──────── DATASET CONTENT

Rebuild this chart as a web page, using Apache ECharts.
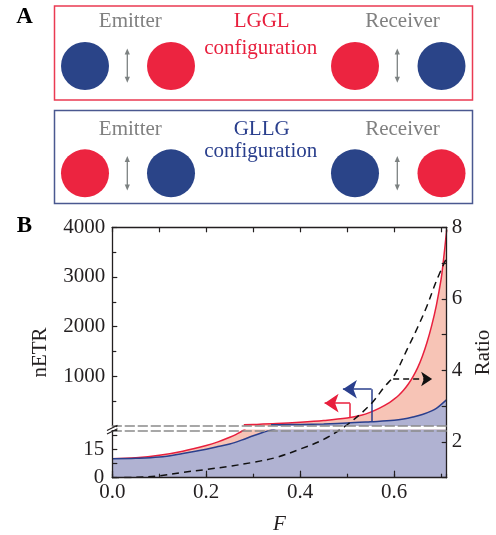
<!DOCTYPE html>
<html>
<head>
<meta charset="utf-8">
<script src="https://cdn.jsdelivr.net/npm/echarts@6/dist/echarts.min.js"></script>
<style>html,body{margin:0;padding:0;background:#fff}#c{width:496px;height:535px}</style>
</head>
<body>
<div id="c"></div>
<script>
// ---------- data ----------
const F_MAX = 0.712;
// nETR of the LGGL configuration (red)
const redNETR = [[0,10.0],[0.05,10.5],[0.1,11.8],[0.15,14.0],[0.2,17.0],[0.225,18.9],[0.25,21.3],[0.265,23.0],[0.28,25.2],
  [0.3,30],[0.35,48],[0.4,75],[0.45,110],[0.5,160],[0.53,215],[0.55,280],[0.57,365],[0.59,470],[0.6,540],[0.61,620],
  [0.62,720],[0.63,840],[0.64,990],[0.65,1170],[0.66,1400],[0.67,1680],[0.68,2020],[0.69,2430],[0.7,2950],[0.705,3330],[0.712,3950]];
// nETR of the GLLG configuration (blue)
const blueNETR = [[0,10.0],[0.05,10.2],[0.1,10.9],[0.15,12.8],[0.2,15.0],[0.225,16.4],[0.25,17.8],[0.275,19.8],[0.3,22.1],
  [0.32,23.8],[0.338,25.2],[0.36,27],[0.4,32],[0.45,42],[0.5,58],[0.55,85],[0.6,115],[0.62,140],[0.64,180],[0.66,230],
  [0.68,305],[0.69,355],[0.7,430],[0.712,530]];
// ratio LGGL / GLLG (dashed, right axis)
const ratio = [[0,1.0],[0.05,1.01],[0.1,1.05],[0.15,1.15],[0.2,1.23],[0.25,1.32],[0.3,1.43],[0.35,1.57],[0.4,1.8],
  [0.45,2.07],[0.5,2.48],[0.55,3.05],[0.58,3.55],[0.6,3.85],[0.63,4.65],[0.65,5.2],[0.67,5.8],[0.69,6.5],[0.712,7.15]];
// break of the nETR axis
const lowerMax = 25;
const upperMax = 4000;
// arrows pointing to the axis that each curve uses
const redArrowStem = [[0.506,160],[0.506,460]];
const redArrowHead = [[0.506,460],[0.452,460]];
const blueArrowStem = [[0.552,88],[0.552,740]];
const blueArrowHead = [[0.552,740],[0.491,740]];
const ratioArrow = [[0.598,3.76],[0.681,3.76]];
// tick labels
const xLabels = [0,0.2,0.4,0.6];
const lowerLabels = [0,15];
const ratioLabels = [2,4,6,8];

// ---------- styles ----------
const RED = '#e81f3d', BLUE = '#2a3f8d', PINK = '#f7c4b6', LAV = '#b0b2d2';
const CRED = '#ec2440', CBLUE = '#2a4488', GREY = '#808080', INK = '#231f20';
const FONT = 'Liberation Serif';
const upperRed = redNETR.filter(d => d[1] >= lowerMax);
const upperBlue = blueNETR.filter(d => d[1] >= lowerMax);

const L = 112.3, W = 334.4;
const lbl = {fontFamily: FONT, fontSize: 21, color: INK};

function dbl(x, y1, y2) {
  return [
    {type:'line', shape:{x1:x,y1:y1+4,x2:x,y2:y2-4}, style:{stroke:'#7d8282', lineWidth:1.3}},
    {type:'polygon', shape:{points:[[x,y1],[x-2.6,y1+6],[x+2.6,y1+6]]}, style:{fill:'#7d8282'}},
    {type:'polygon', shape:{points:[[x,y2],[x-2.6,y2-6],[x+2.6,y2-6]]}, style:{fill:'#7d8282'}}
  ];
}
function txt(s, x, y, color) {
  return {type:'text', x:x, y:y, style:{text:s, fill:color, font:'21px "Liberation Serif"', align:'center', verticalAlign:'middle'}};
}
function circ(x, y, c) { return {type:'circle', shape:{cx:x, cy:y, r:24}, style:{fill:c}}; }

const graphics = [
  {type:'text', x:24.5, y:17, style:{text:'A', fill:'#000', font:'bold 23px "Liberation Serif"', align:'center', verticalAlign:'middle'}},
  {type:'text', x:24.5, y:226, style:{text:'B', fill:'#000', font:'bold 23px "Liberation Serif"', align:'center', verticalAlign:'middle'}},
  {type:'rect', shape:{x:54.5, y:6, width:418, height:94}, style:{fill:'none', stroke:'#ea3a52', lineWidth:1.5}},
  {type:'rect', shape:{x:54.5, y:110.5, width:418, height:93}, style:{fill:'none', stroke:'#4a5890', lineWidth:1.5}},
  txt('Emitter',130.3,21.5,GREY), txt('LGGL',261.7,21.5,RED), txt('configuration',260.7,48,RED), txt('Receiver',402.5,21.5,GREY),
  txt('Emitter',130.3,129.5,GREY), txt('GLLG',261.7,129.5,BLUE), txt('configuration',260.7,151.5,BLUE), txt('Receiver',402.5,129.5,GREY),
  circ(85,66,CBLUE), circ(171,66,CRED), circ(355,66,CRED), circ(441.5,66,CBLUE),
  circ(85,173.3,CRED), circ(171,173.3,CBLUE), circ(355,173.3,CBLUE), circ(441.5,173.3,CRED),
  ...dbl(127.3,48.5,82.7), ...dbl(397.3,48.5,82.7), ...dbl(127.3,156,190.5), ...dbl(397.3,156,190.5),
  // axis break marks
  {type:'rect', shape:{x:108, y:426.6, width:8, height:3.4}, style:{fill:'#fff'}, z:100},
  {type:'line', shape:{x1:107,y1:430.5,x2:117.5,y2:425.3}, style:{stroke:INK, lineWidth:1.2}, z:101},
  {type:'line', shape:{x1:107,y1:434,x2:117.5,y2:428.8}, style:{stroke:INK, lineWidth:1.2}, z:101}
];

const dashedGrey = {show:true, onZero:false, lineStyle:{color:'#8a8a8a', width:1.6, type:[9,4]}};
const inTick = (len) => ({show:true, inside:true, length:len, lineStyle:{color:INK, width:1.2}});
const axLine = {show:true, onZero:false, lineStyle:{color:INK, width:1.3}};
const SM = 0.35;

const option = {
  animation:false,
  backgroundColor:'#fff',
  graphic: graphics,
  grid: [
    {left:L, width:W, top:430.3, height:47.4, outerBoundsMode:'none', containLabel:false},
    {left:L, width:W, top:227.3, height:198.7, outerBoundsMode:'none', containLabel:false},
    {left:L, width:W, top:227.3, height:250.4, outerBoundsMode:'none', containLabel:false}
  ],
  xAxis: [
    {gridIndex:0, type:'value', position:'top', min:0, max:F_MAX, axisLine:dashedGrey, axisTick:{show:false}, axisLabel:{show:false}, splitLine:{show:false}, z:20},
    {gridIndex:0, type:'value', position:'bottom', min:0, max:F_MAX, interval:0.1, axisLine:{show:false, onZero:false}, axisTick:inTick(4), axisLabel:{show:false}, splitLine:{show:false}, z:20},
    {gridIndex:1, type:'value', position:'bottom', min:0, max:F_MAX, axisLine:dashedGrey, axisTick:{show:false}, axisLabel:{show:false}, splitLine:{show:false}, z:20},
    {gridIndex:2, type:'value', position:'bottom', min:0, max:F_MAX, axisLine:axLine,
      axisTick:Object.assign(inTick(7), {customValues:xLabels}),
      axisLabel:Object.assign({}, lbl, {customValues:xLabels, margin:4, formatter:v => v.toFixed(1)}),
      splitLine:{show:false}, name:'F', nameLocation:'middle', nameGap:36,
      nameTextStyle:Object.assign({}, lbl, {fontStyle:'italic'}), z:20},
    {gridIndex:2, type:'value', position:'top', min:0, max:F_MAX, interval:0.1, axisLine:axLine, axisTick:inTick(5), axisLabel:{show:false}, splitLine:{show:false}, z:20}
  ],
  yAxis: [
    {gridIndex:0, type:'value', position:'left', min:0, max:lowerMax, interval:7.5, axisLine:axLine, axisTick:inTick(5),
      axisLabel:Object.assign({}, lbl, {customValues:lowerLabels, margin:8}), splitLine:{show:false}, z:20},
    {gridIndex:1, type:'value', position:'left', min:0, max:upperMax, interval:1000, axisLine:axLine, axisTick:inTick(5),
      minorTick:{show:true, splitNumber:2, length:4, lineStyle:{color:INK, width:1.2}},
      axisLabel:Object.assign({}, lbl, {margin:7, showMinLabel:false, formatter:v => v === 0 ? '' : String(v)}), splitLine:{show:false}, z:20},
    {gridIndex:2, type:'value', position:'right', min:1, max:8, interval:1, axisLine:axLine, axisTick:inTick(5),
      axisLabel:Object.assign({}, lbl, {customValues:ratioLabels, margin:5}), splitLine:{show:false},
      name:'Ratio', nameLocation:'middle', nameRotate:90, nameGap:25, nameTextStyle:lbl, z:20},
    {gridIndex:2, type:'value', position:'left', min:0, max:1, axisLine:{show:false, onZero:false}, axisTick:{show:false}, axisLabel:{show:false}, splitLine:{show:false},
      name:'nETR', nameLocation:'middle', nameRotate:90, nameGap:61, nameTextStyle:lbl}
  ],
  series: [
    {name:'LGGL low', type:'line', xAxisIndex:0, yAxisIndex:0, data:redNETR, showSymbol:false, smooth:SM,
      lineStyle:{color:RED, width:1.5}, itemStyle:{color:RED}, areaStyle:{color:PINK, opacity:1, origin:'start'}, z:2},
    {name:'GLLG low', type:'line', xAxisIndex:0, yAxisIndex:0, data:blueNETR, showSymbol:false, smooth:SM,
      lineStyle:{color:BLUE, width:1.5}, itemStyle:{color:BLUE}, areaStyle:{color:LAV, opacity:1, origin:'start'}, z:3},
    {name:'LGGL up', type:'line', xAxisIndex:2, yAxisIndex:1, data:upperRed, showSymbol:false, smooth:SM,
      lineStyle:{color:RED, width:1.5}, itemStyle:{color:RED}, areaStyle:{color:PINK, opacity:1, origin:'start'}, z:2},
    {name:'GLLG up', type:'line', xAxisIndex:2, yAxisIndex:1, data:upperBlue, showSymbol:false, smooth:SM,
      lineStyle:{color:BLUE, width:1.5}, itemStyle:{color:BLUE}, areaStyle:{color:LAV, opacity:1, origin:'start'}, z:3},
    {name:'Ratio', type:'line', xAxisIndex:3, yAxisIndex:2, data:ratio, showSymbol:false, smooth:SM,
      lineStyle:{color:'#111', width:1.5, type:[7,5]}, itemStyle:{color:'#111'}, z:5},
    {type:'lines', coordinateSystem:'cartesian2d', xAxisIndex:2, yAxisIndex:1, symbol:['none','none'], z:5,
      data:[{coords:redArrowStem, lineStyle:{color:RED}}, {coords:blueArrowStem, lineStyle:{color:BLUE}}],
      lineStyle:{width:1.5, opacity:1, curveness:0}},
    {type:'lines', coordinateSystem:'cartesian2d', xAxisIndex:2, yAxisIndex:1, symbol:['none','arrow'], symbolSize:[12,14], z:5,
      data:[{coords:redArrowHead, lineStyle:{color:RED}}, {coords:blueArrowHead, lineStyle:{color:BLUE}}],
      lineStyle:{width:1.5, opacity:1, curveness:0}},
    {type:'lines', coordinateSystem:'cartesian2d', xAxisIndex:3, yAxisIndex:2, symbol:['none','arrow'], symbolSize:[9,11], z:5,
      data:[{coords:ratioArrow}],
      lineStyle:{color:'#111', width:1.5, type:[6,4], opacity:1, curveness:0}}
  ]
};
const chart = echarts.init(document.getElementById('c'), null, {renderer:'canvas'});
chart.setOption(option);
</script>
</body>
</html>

────────────────

• STATED GOAL: Take the material above from its first line through the line holding "const ratioLabels = [2,4,6,8];" and set it down exactly, without the pictures.

• SOLUTION TO THE PROBLEM:
Rebuild this chart as a web page, using Apache ECharts.
<!DOCTYPE html>
<html>
<head>
<meta charset="utf-8">
<script src="https://cdn.jsdelivr.net/npm/echarts@6/dist/echarts.min.js"></script>
<style>html,body{margin:0;padding:0;background:#fff}#c{width:496px;height:535px}</style>
</head>
<body>
<div id="c"></div>
<script>
// ---------- data ----------
const F_MAX = 0.712;
// nETR of the LGGL configuration (red)
const redNETR = [[0,10.0],[0.05,10.5],[0.1,11.8],[0.15,14.0],[0.2,17.0],[0.225,18.9],[0.25,21.3],[0.265,23.0],[0.28,25.2],
  [0.3,30],[0.35,48],[0.4,75],[0.45,110],[0.5,160],[0.53,215],[0.55,280],[0.57,365],[0.59,470],[0.6,540],[0.61,620],
  [0.62,720],[0.63,840],[0.64,990],[0.65,1170],[0.66,1400],[0.67,1680],[0.68,2020],[0.69,2430],[0.7,2950],[0.705,3330],[0.712,3950]];
// nETR of the GLLG configuration (blue)
const blueNETR = [[0,10.0],[0.05,10.2],[0.1,10.9],[0.15,12.8],[0.2,15.0],[0.225,16.4],[0.25,17.8],[0.275,19.8],[0.3,22.1],
  [0.32,23.8],[0.338,25.2],[0.36,27],[0.4,32],[0.45,42],[0.5,58],[0.55,85],[0.6,115],[0.62,140],[0.64,180],[0.66,230],
  [0.68,305],[0.69,355],[0.7,430],[0.712,530]];
// ratio LGGL / GLLG (dashed, right axis)
const ratio = [[0,1.0],[0.05,1.01],[0.1,1.05],[0.15,1.15],[0.2,1.23],[0.25,1.32],[0.3,1.43],[0.35,1.57],[0.4,1.8],
  [0.45,2.07],[0.5,2.48],[0.55,3.05],[0.58,3.55],[0.6,3.85],[0.63,4.65],[0.65,5.2],[0.67,5.8],[0.69,6.5],[0.712,7.15]];
// break of the nETR axis
const lowerMax = 25;
const upperMax = 4000;
// arrows pointing to the axis that each curve uses
const redArrowStem = [[0.506,160],[0.506,460]];
const redArrowHead = [[0.506,460],[0.452,460]];
const blueArrowStem = [[0.552,88],[0.552,740]];
const blueArrowHead = [[0.552,740],[0.491,740]];
const ratioArrow = [[0.598,3.76],[0.681,3.76]];
// tick labels
const xLabels = [0,0.2,0.4,0.6];
const lowerLabels = [0,15];
const ratioLabels = [2,4,6,8];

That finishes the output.